→ Directions
Leave out every picture, and retype exactly the lines from the line with "Write the Chart.js code for this chart." through the line with "350, 400, 450];", both ends included.

[Plotting code records]
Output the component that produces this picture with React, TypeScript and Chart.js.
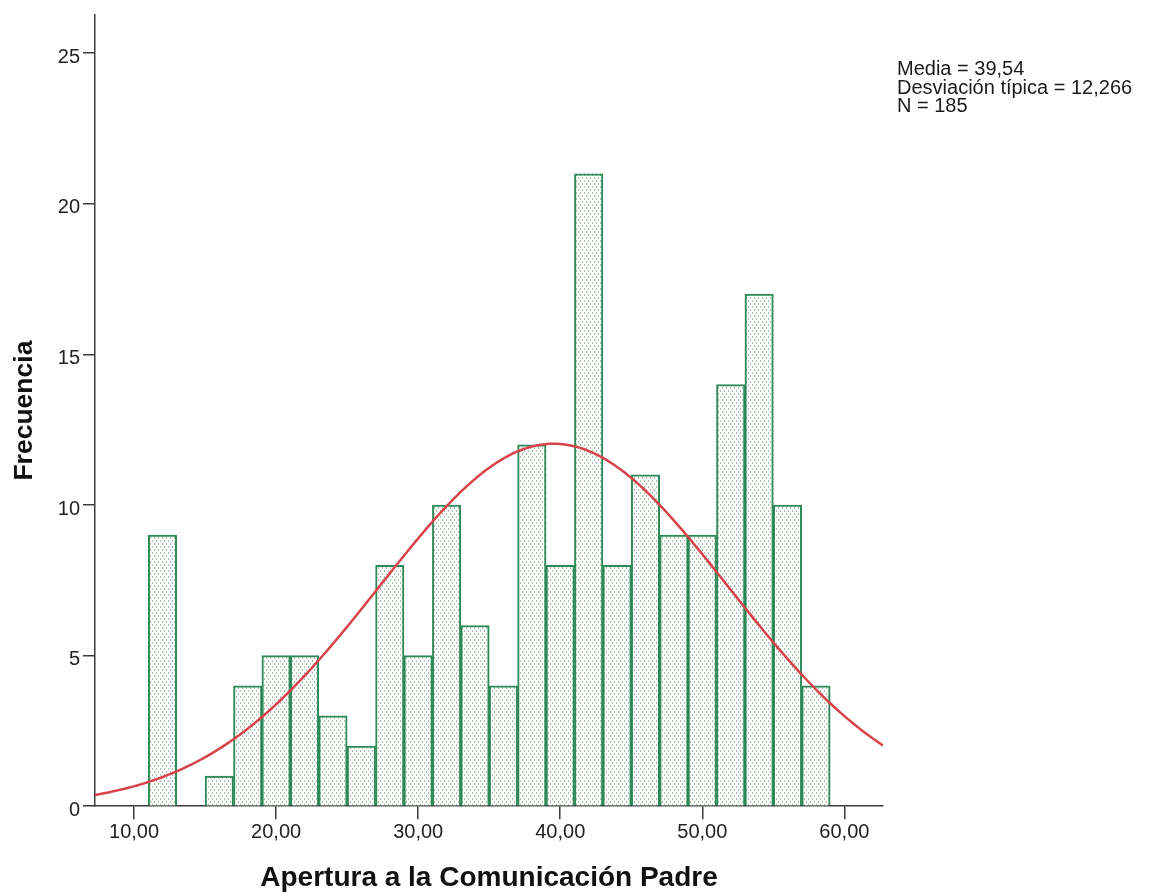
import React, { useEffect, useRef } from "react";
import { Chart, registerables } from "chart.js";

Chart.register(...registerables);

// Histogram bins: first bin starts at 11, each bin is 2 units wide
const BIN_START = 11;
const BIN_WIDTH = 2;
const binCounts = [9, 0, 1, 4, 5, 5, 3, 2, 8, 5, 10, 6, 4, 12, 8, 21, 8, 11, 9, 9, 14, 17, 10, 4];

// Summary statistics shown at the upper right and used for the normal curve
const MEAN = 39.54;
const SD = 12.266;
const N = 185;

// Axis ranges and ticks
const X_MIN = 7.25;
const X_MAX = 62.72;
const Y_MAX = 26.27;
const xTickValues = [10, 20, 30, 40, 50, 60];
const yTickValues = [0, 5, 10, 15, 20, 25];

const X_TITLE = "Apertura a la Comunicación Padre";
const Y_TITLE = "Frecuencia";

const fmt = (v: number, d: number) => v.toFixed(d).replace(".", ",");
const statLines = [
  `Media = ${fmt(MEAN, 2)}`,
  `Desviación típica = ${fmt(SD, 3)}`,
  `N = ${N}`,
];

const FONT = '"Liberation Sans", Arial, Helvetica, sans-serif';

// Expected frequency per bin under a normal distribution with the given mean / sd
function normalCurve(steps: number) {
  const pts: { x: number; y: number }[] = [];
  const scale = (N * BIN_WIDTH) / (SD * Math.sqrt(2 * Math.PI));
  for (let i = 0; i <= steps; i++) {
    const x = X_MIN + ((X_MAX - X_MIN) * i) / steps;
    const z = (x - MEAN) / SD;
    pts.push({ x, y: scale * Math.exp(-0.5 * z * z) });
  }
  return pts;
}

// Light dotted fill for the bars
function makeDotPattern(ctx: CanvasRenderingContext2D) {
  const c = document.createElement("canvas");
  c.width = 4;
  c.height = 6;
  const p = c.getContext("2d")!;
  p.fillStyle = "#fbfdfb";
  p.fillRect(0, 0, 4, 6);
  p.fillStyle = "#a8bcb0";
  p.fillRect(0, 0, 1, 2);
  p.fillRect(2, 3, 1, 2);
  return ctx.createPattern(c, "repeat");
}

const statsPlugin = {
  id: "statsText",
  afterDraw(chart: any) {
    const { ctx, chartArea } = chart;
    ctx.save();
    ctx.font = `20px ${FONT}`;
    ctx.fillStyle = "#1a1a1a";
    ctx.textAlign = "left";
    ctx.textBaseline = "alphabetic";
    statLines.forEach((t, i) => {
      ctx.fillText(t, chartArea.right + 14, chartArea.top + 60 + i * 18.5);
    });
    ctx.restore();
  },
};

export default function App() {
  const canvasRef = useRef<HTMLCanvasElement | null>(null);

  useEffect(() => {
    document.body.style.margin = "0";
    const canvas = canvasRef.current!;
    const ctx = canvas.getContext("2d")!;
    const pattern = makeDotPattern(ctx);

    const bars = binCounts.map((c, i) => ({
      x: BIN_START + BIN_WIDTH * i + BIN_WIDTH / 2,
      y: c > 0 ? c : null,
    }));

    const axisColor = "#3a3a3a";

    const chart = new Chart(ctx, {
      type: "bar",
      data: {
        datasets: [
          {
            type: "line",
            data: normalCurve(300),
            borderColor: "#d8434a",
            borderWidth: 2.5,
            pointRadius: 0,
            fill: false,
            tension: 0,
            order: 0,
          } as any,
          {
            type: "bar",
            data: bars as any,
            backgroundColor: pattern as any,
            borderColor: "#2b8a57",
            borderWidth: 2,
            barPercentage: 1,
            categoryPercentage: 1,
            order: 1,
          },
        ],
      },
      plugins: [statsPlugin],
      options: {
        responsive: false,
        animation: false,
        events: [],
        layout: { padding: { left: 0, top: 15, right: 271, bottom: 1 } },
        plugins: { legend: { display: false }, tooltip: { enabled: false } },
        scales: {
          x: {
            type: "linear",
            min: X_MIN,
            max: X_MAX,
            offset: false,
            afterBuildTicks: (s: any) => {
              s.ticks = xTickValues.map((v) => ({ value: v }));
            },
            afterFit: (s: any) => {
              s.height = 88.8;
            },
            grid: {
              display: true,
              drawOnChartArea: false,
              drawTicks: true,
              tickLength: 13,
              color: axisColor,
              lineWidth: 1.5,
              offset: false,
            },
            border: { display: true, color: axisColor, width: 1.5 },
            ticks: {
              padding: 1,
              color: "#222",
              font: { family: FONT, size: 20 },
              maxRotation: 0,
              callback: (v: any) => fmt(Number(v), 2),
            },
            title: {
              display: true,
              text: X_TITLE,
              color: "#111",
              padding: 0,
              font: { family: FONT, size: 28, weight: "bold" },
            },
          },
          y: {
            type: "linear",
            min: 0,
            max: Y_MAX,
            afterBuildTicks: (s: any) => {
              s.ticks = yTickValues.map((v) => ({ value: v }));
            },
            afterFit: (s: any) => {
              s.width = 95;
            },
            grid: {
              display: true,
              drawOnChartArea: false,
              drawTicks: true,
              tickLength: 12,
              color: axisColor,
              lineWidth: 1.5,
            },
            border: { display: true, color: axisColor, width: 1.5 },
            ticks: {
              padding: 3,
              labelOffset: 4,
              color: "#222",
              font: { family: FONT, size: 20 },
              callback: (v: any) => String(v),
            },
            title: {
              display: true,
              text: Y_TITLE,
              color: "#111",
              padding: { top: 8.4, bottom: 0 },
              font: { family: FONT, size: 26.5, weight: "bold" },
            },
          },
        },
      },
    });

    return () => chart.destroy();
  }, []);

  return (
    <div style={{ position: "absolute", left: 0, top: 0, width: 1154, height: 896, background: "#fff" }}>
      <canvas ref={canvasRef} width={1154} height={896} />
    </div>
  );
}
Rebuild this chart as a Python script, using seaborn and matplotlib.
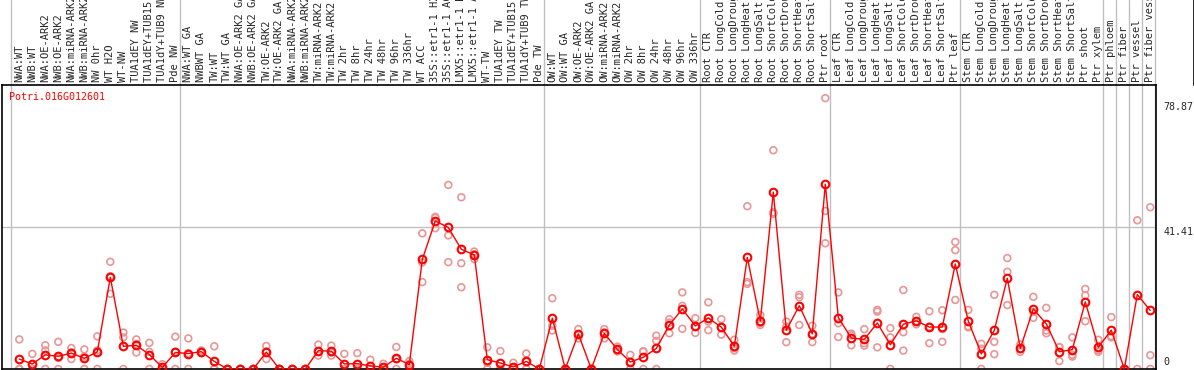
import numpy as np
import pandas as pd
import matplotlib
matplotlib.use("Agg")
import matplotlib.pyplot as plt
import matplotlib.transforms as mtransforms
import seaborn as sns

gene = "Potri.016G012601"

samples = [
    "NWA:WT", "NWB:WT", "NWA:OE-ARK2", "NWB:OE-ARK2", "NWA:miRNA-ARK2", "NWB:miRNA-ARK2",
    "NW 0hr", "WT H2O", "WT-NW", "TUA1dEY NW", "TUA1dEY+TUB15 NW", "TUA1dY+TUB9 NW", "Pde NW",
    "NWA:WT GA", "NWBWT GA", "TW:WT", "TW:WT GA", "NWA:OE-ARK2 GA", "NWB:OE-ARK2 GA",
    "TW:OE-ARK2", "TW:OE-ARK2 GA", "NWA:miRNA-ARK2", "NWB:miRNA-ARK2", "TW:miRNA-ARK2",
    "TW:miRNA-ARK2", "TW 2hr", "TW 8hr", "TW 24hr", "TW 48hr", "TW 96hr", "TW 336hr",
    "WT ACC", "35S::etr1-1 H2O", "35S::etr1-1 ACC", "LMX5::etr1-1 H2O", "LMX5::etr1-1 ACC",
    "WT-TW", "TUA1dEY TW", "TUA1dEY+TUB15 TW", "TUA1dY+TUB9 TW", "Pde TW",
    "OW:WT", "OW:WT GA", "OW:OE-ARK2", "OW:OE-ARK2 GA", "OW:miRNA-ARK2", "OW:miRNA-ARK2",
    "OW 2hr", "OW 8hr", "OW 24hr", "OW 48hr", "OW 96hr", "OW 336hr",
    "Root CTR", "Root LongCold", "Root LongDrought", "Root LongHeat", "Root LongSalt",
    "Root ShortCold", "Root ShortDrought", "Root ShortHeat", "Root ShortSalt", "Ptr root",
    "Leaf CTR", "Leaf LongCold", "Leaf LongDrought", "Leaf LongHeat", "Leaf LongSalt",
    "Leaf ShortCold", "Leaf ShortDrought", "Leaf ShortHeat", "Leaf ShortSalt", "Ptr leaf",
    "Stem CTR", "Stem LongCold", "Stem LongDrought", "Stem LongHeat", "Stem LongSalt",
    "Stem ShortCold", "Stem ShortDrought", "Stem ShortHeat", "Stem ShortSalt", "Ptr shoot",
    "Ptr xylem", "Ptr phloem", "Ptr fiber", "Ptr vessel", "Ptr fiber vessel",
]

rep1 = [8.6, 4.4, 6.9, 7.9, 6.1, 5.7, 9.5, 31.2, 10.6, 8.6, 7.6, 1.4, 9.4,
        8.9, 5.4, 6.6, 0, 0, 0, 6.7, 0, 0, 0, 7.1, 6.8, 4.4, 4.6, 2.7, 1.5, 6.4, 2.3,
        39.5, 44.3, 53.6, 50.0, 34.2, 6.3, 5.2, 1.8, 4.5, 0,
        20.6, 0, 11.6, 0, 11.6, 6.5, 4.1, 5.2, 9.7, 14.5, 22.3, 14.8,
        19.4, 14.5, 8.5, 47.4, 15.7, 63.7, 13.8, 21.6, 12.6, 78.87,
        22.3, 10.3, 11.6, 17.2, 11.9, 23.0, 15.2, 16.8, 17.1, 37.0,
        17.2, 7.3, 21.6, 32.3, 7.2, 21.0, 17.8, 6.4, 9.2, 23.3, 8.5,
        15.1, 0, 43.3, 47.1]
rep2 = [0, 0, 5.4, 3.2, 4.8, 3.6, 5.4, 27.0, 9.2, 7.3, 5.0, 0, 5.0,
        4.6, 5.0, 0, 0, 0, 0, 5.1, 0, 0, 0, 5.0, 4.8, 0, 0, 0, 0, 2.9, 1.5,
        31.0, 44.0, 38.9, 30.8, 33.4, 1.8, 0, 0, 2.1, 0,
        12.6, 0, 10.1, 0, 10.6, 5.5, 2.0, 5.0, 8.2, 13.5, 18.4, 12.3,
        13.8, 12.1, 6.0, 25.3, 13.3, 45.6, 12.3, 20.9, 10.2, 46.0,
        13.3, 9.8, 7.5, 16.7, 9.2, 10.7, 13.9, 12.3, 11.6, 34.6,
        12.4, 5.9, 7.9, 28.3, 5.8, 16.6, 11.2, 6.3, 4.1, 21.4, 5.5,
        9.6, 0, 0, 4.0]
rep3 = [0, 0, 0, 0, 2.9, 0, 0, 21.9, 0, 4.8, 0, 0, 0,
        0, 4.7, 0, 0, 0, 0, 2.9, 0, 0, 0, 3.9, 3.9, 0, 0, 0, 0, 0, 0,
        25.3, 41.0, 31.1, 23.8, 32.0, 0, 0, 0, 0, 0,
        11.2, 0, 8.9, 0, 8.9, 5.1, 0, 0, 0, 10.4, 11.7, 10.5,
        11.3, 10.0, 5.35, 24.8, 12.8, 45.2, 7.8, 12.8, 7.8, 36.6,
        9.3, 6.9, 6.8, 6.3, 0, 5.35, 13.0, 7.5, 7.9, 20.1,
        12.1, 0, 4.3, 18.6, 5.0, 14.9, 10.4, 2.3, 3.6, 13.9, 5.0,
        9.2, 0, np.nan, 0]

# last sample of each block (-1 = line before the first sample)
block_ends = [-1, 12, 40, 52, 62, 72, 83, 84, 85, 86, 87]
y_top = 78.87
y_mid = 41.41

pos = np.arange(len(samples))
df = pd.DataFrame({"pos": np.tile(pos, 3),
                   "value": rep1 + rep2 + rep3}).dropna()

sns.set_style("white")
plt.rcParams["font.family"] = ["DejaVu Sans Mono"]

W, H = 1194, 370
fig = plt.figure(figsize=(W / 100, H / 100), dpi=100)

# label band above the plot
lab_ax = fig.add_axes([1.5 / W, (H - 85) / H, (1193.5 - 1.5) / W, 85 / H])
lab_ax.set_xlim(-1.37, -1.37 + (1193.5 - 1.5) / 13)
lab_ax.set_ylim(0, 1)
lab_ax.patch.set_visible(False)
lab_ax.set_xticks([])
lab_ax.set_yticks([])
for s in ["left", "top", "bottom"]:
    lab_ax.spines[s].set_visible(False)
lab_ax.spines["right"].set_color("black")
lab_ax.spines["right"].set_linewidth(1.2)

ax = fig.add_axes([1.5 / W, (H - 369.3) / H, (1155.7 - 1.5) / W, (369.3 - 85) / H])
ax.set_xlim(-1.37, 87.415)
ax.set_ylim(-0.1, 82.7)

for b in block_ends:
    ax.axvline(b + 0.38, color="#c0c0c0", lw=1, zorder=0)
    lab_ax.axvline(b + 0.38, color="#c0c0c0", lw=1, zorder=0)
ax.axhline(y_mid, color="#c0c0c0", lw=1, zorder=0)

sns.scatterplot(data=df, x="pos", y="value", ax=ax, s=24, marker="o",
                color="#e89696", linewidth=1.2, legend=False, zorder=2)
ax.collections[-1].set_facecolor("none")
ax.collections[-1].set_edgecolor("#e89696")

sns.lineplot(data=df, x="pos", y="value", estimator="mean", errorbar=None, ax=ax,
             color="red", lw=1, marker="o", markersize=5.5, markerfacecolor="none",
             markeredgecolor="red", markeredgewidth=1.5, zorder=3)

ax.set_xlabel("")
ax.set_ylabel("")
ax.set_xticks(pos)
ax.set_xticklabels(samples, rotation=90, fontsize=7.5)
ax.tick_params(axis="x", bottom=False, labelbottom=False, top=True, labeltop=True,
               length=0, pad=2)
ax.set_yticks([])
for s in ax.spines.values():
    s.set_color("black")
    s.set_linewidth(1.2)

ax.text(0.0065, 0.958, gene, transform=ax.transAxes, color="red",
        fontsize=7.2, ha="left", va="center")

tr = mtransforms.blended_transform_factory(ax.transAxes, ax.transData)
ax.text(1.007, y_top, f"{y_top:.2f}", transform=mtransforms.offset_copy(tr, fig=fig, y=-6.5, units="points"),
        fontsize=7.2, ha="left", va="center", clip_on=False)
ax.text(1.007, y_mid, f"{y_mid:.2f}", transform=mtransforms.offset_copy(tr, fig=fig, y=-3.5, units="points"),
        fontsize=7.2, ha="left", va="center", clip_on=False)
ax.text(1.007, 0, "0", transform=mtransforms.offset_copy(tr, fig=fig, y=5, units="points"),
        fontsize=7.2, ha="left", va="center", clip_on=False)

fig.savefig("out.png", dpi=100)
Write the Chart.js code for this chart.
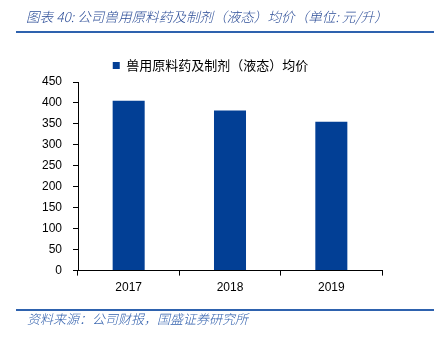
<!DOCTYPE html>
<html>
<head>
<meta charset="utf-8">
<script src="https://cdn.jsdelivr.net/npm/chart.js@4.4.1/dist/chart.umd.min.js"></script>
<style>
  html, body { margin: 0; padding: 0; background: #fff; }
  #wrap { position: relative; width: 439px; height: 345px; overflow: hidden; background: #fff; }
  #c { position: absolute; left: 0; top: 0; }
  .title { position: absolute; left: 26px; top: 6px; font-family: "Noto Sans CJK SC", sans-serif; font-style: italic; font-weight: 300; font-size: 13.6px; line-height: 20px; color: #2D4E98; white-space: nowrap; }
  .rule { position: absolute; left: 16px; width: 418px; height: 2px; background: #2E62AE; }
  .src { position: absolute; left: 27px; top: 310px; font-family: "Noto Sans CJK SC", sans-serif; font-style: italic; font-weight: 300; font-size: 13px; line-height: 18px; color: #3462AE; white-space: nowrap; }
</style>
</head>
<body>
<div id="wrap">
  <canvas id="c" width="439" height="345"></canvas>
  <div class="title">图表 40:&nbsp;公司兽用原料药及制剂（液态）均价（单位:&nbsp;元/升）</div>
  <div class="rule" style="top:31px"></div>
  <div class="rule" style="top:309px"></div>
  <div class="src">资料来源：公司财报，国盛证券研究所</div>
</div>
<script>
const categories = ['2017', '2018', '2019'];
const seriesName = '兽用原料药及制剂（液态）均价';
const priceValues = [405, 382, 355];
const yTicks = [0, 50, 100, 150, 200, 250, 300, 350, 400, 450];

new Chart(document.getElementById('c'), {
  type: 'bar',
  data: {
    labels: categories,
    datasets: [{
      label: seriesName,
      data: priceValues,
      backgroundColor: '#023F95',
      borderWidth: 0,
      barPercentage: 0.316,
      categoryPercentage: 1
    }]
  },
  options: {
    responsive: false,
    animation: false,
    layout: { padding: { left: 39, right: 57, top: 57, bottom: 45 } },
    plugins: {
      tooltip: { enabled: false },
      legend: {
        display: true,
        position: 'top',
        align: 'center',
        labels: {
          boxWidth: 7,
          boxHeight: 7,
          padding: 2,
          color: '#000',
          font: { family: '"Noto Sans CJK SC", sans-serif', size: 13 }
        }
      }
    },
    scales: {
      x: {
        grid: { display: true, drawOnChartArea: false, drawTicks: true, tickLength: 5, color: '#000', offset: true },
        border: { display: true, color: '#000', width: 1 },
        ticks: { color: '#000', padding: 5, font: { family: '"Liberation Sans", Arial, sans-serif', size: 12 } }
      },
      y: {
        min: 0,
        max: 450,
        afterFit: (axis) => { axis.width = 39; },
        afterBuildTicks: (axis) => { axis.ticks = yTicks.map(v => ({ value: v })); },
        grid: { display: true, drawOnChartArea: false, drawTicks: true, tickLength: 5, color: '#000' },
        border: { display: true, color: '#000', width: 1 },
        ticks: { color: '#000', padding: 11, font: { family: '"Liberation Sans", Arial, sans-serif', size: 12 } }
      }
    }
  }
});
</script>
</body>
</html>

→ Output of the task
Write the Chart.js code for this chart.
<!DOCTYPE html>
<html>
<head>
<meta charset="utf-8">
<script src="https://cdn.jsdelivr.net/npm/chart.js@4.4.1/dist/chart.umd.min.js"></script>
<style>
  html, body { margin: 0; padding: 0; background: #fff; }
  #wrap { position: relative; width: 439px; height: 345px; overflow: hidden; background: #fff; }
  #c { position: absolute; left: 0; top: 0; }
  .title { position: absolute; left: 26px; top: 6px; font-family: "Noto Sans CJK SC", sans-serif; font-style: italic; font-weight: 300; font-size: 13.6px; line-height: 20px; color: #2D4E98; white-space: nowrap; }
  .rule { position: absolute; left: 16px; width: 418px; height: 2px; background: #2E62AE; }
  .src { position: absolute; left: 27px; top: 310px; font-family: "Noto Sans CJK SC", sans-serif; font-style: italic; font-weight: 300; font-size: 13px; line-height: 18px; color: #3462AE; white-space: nowrap; }
</style>
</head>
<body>
<div id="wrap">
  <canvas id="c" width="439" height="345"></canvas>
  <div class="title">图表 40:&nbsp;公司兽用原料药及制剂（液态）均价（单位:&nbsp;元/升）</div>
  <div class="rule" style="top:31px"></div>
  <div class="rule" style="top:309px"></div>
  <div class="src">资料来源：公司财报，国盛证券研究所</div>
</div>
<script>
const categories = ['2017', '2018', '2019'];
const seriesName = '兽用原料药及制剂（液态）均价';
const priceValues = [405, 382, 355];
const yTicks = [0, 50, 100, 150, 200, 250, 300, 350, 400, 450];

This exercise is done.